● CHALLENGE: Of the lines in the entries, how many hold the word "with"? Give that number alone.

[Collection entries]

....................

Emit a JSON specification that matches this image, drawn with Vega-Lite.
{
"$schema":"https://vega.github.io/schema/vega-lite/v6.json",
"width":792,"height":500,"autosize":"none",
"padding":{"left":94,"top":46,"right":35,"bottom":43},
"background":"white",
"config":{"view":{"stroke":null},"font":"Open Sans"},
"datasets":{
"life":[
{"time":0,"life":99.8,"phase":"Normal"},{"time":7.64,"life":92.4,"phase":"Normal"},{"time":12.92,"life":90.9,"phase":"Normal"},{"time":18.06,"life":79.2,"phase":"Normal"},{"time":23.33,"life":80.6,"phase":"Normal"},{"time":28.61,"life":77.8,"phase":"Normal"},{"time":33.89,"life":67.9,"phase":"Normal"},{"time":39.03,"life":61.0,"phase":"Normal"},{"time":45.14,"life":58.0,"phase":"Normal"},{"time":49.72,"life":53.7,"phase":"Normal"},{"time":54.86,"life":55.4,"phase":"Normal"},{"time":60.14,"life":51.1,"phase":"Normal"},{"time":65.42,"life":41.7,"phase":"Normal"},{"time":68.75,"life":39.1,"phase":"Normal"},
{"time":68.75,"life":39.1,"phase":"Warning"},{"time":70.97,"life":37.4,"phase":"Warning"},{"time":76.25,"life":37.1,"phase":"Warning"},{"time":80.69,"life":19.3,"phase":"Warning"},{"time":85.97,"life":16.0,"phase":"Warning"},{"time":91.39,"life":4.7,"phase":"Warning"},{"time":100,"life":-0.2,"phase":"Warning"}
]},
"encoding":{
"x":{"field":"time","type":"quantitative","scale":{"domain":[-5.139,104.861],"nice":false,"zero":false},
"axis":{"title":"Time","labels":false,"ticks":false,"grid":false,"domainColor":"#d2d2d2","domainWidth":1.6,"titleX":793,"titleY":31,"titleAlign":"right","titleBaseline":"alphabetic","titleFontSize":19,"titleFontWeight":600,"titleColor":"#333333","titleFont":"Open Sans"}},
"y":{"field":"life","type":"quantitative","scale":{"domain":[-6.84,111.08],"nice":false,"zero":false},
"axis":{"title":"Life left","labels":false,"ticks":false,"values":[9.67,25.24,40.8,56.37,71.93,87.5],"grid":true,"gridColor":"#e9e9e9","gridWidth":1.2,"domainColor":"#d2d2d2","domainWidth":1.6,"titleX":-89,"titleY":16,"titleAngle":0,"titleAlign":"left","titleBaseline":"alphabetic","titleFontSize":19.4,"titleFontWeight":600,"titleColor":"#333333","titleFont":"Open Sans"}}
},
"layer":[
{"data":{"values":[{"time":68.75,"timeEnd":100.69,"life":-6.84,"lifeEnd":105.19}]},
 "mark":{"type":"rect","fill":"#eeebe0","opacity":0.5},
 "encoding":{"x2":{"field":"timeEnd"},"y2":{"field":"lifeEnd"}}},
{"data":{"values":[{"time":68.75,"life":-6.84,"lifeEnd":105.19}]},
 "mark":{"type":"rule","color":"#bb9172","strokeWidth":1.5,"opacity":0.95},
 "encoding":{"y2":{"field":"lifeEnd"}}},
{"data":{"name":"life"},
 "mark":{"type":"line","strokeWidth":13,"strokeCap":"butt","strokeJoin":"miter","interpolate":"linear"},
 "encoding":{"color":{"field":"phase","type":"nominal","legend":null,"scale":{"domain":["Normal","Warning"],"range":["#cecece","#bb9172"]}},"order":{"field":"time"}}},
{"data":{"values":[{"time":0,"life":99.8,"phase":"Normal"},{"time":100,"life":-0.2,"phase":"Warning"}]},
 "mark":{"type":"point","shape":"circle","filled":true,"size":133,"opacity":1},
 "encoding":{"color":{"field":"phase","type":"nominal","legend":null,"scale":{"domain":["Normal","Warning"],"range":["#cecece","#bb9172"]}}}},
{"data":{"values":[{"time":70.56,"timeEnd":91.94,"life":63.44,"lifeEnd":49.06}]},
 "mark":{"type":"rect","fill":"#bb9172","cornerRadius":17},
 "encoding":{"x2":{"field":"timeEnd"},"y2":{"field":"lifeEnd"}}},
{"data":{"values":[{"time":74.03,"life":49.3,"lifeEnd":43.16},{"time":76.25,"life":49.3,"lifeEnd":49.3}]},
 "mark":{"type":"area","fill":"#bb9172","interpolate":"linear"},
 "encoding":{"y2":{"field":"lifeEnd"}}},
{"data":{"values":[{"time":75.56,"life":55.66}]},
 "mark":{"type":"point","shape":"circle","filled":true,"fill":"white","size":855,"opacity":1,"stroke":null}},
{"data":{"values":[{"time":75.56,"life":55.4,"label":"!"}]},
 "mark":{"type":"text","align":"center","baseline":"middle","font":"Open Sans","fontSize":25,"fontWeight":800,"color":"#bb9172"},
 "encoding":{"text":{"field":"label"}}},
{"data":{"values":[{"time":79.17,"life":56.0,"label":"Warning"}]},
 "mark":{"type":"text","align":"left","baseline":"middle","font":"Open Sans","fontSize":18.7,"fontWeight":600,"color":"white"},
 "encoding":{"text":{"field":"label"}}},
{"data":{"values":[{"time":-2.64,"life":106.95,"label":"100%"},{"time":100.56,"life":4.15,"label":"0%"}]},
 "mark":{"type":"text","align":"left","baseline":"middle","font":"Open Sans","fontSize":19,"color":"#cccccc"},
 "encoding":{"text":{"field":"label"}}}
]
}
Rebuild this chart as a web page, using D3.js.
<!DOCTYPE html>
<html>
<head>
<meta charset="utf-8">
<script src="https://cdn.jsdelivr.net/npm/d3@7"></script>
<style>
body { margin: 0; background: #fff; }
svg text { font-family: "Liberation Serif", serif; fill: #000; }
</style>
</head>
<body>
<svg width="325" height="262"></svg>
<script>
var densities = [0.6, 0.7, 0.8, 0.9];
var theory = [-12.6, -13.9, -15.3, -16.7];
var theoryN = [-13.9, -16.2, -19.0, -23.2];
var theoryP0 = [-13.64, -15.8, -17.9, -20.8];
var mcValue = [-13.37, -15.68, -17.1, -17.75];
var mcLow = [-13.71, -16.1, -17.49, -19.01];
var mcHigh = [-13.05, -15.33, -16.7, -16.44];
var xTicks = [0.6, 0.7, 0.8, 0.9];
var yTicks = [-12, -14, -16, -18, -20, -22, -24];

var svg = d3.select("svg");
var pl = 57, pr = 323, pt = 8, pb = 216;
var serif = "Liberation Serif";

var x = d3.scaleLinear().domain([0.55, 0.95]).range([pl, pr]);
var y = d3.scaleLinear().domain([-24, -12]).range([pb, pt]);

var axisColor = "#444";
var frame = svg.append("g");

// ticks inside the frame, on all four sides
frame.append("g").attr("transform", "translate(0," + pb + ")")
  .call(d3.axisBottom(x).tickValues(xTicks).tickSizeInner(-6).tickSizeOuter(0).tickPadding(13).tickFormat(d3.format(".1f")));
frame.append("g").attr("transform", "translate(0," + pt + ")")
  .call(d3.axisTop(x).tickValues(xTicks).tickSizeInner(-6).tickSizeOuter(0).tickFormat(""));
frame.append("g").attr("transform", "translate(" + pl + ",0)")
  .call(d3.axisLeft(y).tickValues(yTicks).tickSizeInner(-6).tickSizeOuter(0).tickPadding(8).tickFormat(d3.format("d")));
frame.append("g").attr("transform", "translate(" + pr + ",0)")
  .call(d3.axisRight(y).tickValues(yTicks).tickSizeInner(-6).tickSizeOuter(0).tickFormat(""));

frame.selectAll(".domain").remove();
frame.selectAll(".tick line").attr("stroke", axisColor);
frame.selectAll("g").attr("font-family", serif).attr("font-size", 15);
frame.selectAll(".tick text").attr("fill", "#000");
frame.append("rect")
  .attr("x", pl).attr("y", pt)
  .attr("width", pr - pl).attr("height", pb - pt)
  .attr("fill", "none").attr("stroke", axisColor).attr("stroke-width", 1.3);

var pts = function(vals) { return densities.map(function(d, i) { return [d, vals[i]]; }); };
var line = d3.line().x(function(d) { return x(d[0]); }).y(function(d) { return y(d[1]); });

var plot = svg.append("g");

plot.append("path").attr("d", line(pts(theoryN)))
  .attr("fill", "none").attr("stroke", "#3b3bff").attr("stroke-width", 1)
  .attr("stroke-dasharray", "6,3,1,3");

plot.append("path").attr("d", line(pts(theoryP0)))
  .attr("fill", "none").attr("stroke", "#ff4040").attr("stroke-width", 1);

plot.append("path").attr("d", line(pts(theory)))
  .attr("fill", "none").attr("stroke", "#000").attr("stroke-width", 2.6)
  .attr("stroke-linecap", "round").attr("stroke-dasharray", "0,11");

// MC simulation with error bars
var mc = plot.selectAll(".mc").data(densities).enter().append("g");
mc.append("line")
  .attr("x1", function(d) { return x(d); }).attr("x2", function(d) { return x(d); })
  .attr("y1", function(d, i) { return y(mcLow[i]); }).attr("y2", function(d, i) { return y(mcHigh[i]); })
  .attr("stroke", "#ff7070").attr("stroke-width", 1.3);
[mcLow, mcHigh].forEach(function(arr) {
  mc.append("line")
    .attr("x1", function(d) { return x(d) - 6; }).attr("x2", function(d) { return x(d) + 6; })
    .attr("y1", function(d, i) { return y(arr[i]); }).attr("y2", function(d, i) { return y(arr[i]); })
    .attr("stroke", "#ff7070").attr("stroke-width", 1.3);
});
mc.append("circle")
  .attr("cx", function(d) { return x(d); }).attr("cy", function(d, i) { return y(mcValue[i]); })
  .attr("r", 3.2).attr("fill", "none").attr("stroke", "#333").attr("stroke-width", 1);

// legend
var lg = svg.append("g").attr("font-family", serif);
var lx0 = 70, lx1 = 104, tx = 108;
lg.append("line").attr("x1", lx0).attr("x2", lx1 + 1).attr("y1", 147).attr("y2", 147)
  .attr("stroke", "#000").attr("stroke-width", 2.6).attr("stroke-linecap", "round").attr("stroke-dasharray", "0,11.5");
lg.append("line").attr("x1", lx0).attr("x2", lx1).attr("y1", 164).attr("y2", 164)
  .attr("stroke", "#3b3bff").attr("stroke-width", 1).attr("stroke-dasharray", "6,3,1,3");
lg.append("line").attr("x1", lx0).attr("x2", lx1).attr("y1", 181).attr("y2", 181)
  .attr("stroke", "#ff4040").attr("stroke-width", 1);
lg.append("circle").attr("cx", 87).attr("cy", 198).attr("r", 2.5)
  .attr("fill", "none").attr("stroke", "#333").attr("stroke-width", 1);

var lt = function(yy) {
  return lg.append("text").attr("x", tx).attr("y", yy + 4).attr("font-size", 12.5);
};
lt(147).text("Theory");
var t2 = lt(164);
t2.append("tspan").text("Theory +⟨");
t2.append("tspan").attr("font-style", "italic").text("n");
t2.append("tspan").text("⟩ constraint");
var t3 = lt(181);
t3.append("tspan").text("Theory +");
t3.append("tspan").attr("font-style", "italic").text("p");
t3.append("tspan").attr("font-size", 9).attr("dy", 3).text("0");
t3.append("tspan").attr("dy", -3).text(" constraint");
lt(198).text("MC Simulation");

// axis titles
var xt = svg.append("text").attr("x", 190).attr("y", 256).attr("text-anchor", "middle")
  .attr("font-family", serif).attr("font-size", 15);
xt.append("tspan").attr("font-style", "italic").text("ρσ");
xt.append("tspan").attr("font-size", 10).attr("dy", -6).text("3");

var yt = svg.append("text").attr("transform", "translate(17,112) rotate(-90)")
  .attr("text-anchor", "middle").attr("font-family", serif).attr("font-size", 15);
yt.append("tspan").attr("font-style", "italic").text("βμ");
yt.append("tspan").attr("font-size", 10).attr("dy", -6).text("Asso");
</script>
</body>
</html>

....................

● WRITTEN REPLY: 2